One of the very best Mozart wind recordings
Santa Fe Listener | Santa Fe, NM USA | 01/16/2007
(5 out of 5 stars)
"Anyone who loves the masterpieces for winds written by Mozart rejoiced a few months ago when EMI released the 'Gran Partita' Serenade #10 with the superlative solo winds of the Berlin Philharmonic. But good as they are, they didn't have a conductor, and all the best recordings have one. It's difficult to marshall 13 winds, especially when they are first-desk players with strong personalities. In this case the orchestra in question is the London Sym.
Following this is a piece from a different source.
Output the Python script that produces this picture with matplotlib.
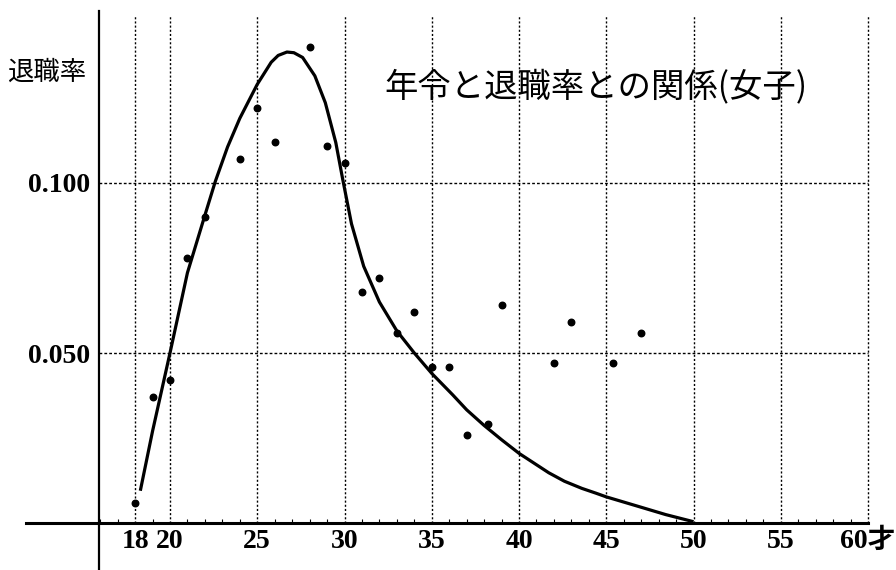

Over the years I've loved versions of the Gran Partita led by Furtwangler, Klemperer, and Stokowski (the first has jsut come out on an exceptional remastering from EMI). The famed clarinetist Michael Collins doesn't rank with them, but as a wind conductor he's sensitive and alert. The romping sections really romp, the forlorn sections sigh, the stately sections move grandly forward. I also like the the lowest instrument is a contra-vassoon rather than the usual double bass, who is hardly audible in the ranks of a dozen woodwinds.
The Serenade in c minor K. 388 isn't nearly as poular because its overall tone lacks jollity. The minor key draws hesitant, inward, at times melancholy music from Mozart. No one is likely to be diverted at a party, at least not diverted into cheerfulness. But the work is a masterpiece nonetheless, and the London Winds play it as well as I've ever heard."